Charts and diagrams as code
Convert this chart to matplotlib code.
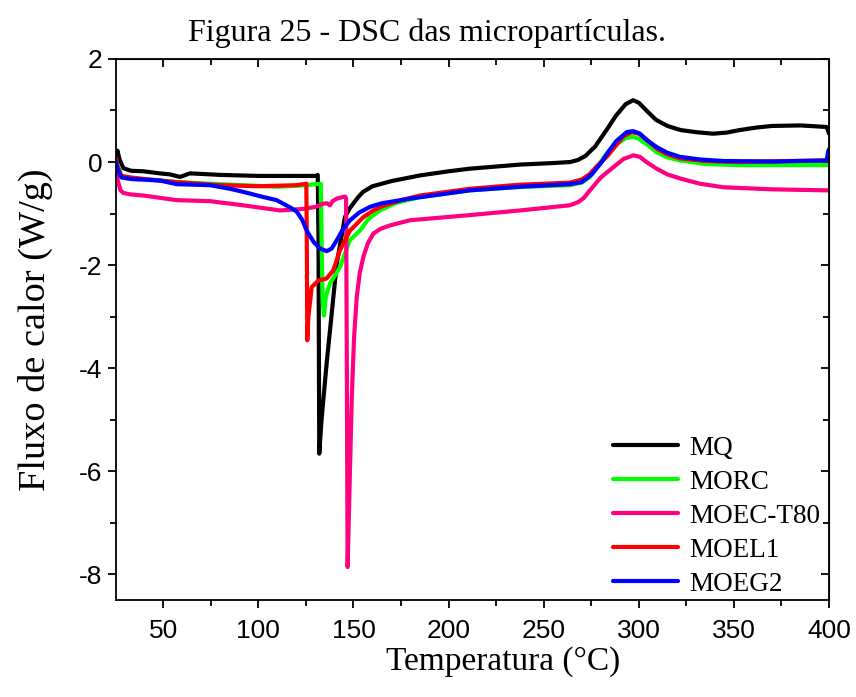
import matplotlib
matplotlib.use("Agg")
import matplotlib.pyplot as plt

plt.rcParams["axes.unicode_minus"] = False

# DSC curves: temperature (°C) and heat flow (W/g) for each sample
t_mq = [25.2, 25.9, 27, 29, 33, 39.5, 48, 53.5, 58.8, 64, 80, 100, 120, 130, 131.2, 131.6,
        132.0, 133.2, 135.9, 141.2, 145.5, 148, 150, 152.5, 155, 160, 170, 185, 200, 211,
        237.5, 255, 264, 268, 272, 277, 283, 288, 293, 297, 300, 304, 309, 315, 322, 330,
        339, 346, 353, 362, 370, 385, 398.8, 400]
q_mq = [0.05, 0.22, 0.05, -0.12, -0.17, -0.18, -0.22, -0.24, -0.29, -0.22, -0.25, -0.27, -0.27,
        -0.27, -0.25, -1.5, -5.66, -5.0, -3.9, -1.97, -1.07, -0.9, -0.8, -0.68, -0.58, -0.47,
        -0.37, -0.26, -0.18, -0.13, -0.05, -0.02, 0.0, 0.04, 0.12, 0.3, 0.62, 0.9, 1.12, 1.2,
        1.15, 1.0, 0.82, 0.7, 0.62, 0.58, 0.55, 0.57, 0.62, 0.67, 0.7, 0.71, 0.68, 0.55]

t_morc = [25.2, 26, 28, 33, 40, 57, 80, 110, 125, 132.8, 133.2, 133.8, 134.5, 135.5, 137.6,
          142.9, 148, 153.4, 158, 163.9, 172, 185, 211, 240, 263.7, 270, 274, 278, 283, 288,
          293, 297, 300, 304, 309.4, 315, 321.7, 335, 353, 380, 398.8, 400]
q_morc = [0.0, -0.05, -0.28, -0.32, -0.33, -0.39, -0.43, -0.48, -0.45, -0.42, -1.5, -2.7, -2.98,
          -2.6, -2.36, -2.04, -1.52, -1.33, -1.1, -0.94, -0.8, -0.68, -0.55, -0.48, -0.45, -0.4,
          -0.3, -0.1, 0.16, 0.34, 0.46, 0.49, 0.45, 0.35, 0.19, 0.09, 0.03, -0.04, -0.06,
          -0.06, -0.06, -0.06]

t_moec = [25.2, 26, 27.5, 29, 33, 39.5, 57, 74.6, 92, 111.4, 123.6, 130, 134.1, 136, 137.6, 139,
          141.2, 145.5, 146.1, 146.5, 146.9, 147.8, 149.1, 150.3, 151.7, 153.3, 155.2, 157.5,
          160.4, 164, 169.2, 179.7, 211.2, 237.5, 263.7, 268, 271, 274.3, 280, 286.6, 292,
          297.2, 300.5, 304, 309.4, 315, 321.7, 332, 344.4, 370, 398.8, 400]
q_moec = [-0.1, -0.35, -0.55, -0.6, -0.63, -0.65, -0.74, -0.76, -0.84, -0.94, -0.91, -0.87,
          -0.81, -0.8, -0.84, -0.76, -0.71, -0.67, -0.7, -4.0, -7.86, -6.5, -4.56, -3.4, -2.62,
          -2.15, -1.84, -1.58, -1.39, -1.3, -1.23, -1.13, -1.03, -0.94, -0.84, -0.78, -0.7,
          -0.55, -0.3, -0.1, 0.06, 0.13, 0.1, 0.0, -0.13, -0.24, -0.32, -0.42, -0.49, -0.53,
          -0.55, -0.55]

t_moel = [25.2, 26, 28, 33, 40, 57, 79.8, 100, 120, 125.2, 125.5, 125.7, 126.3, 128, 131.5,
          135.9, 139.4, 142.9, 148.2, 155.2, 160, 165, 175, 185, 211, 237.5, 263.7, 270, 274,
          278, 283.1, 288, 292, 296.3, 300, 304, 309.4, 315, 321.7, 335, 353.2, 380, 398.8, 400]
q_moel = [0.07, -0.1, -0.27, -0.3, -0.33, -0.39, -0.45, -0.47, -0.45, -0.42, -1.8, -3.46, -3.0,
          -2.43, -2.3, -2.26, -2.1, -1.71, -1.33, -1.07, -0.95, -0.86, -0.74, -0.65, -0.52,
          -0.44, -0.4, -0.34, -0.24, -0.08, 0.1, 0.32, 0.5, 0.58, 0.55, 0.44, 0.26, 0.15, 0.07,
          0.02, 0.0, 0.02, 0.03, 0.03]

t_moeg = [25.2, 26, 28, 33, 48.3, 57, 74.6, 85.1, 92.1, 102.6, 109.6, 116.6, 120.1, 123, 125.4,
          129, 132.4, 135.9, 138.5, 141.2, 144.5, 148.2, 153, 158.7, 165, 179.7, 211.2, 237.5,
          263.7, 270, 275, 279.9, 284, 288, 293.6, 297, 300.6, 304, 309.4, 315, 321.7, 332,
          344.4, 370, 398.8, 399.5, 400]
q_moeg = [0.0, -0.15, -0.3, -0.33, -0.36, -0.43, -0.45, -0.52, -0.58, -0.68, -0.74, -0.88,
          -0.96, -1.12, -1.33, -1.55, -1.68, -1.73, -1.68, -1.52, -1.3, -1.13, -0.98, -0.87,
          -0.8, -0.71, -0.55, -0.48, -0.43, -0.39, -0.25, -0.03, 0.2, 0.4, 0.58, 0.6, 0.55,
          0.43, 0.29, 0.18, 0.1, 0.05, 0.02, 0.01, 0.03, 0.2, 0.25]

labels = ["MQ", "MORC", "MOEC-T80", "MOEL1", "MOEG2"]
colors = ["#000000", "#00ff00", "#ff0080", "#ff0000", "#0000ff"]

serif = ["Liberation Serif", "DejaVu Serif"]
sans = ["Liberation Sans", "DejaVu Sans"]

fig = plt.figure(figsize=(8.56, 6.97), dpi=100)
ax = fig.add_axes([0.1352, 0.1392, 0.9685 - 0.1352, 0.9154 - 0.1392])

series = [(t_mq, q_mq), (t_morc, q_morc), (t_moec, q_moec), (t_moel, q_moel), (t_moeg, q_moeg)]
for (t, q), lab, c in zip(series, labels, colors):
    ax.plot(t, q, color=c, lw=3, label=lab, solid_joinstyle="round", solid_capstyle="round")

xmaj = [50, 100, 150, 200, 250, 300, 350, 400]
xmin = [75, 125, 175, 225, 275, 325, 375]
ymaj = [2, 0, -2, -4, -6, -8]
ymin = [1, -1, -3, -5, -7]

ax.set_xlim(25, 400)
ax.set_ylim(-8.5, 2)
ax.set_xticks(xmaj)
ax.set_xticks(xmin, minor=True)
ax.set_yticks(ymaj)
ax.set_yticks(ymin, minor=True)
ax.tick_params(which="both", direction="out", width=1.3, labelsize=19)
ax.tick_params(which="major", length=6)
ax.tick_params(which="minor", length=4)
ax.tick_params(axis="x", pad=8)
for lbl in ax.get_xticklabels() + ax.get_yticklabels():
    lbl.set_family(sans)
for s in ax.spines.values():
    s.set_linewidth(1.3)

# inward ticks on the top and right edges
top = ax.secondary_xaxis("top")
top.set_xticks(xmaj)
top.set_xticks(xmin, minor=True)
top.tick_params(which="both", direction="in", labeltop=False, width=1.3)
top.tick_params(which="major", length=6)
top.tick_params(which="minor", length=4)
right = ax.secondary_yaxis("right")
right.set_yticks(ymaj)
right.set_yticks(ymin, minor=True)
right.tick_params(which="both", direction="in", labelright=False, width=1.3)
right.tick_params(which="major", length=6)
right.tick_params(which="minor", length=4)

ax.set_xlabel("Temperatura (°C)", family=serif, fontsize=24, labelpad=2)
ax.xaxis.label.set_x(0.543)
ax.set_ylabel("Fluxo de calor (W/g)", family=serif, fontsize=27.5)
ax.yaxis.set_label_coords(-0.088, 0.5)

ax.legend(loc="lower right", frameon=False, prop={"family": serif, "size": 19.5},
          handlelength=2.4, handletextpad=0.4, labelspacing=0.33,
          borderaxespad=0.2, bbox_to_anchor=(1.01, -0.024))

fig.text(0.499, 0.953, "Figura 25 - DSC das micropartículas.", family=serif,
         fontsize=23, ha="center", va="center")

fig.savefig("out.png", dpi=100)
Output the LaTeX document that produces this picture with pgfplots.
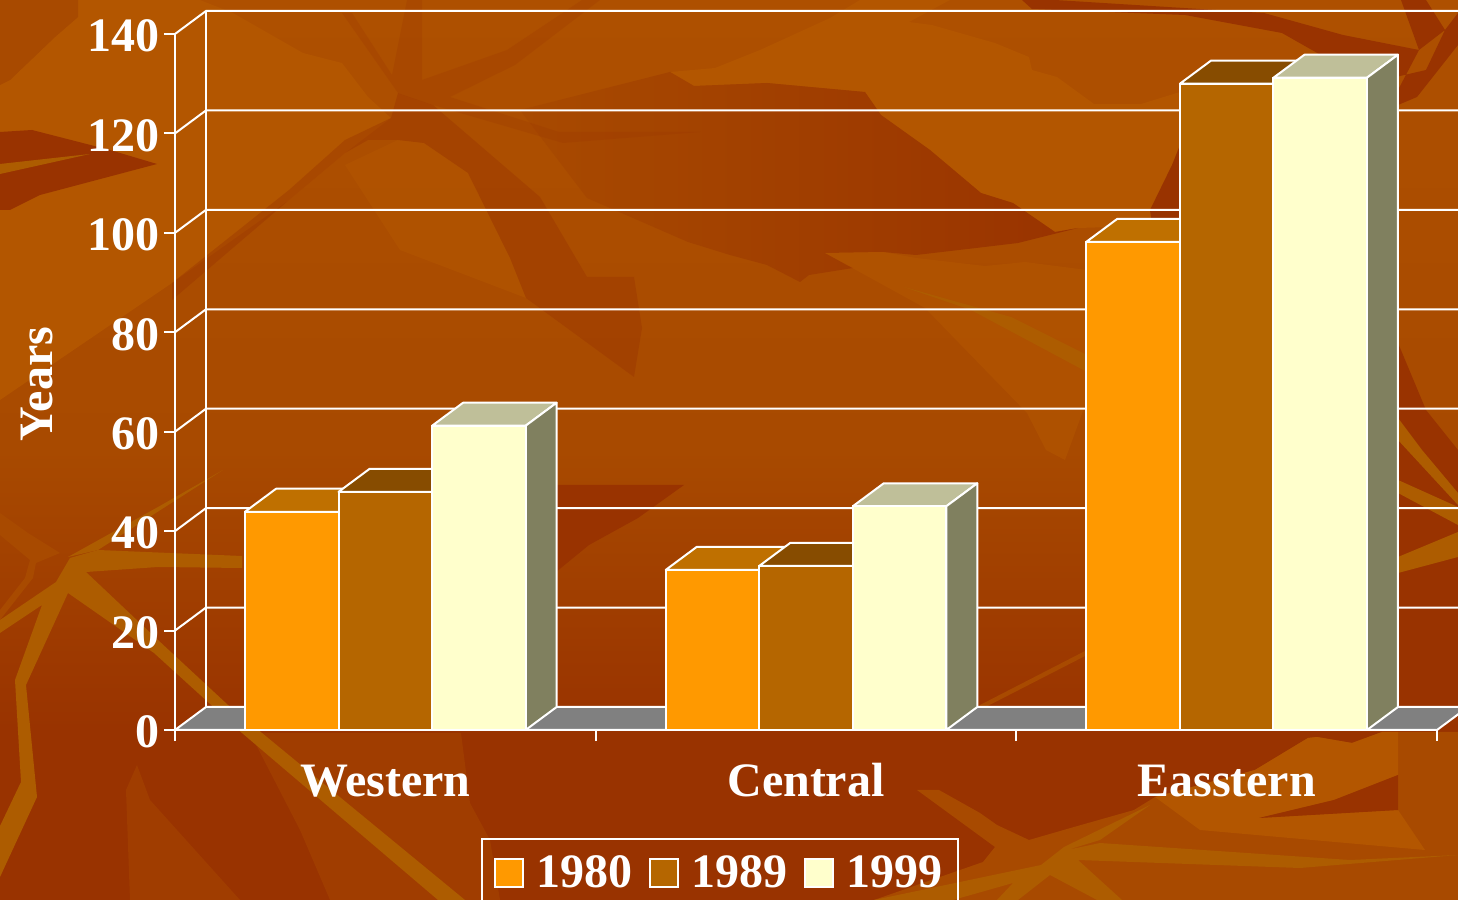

* _THE PROBLEM_
Nothing but the lines from the start of the records above through the line with "0.71, 0.68, 0.55]" should be retyped, each exactly as written; leave out all pictures.

* _SOLUTION FOR THIS EXERCISE_
Convert this chart to matplotlib code.
import matplotlib
matplotlib.use("Agg")
import matplotlib.pyplot as plt

plt.rcParams["axes.unicode_minus"] = False

# DSC curves: temperature (°C) and heat flow (W/g) for each sample
t_mq = [25.2, 25.9, 27, 29, 33, 39.5, 48, 53.5, 58.8, 64, 80, 100, 120, 130, 131.2, 131.6,
        132.0, 133.2, 135.9, 141.2, 145.5, 148, 150, 152.5, 155, 160, 170, 185, 200, 211,
        237.5, 255, 264, 268, 272, 277, 283, 288, 293, 297, 300, 304, 309, 315, 322, 330,
        339, 346, 353, 362, 370, 385, 398.8, 400]
q_mq = [0.05, 0.22, 0.05, -0.12, -0.17, -0.18, -0.22, -0.24, -0.29, -0.22, -0.25, -0.27, -0.27,
        -0.27, -0.25, -1.5, -5.66, -5.0, -3.9, -1.97, -1.07, -0.9, -0.8, -0.68, -0.58, -0.47,
        -0.37, -0.26, -0.18, -0.13, -0.05, -0.02, 0.0, 0.04, 0.12, 0.3, 0.62, 0.9, 1.12, 1.2,
        1.15, 1.0, 0.82, 0.7, 0.62, 0.58, 0.55, 0.57, 0.62, 0.67, 0.7, 0.71, 0.68, 0.55]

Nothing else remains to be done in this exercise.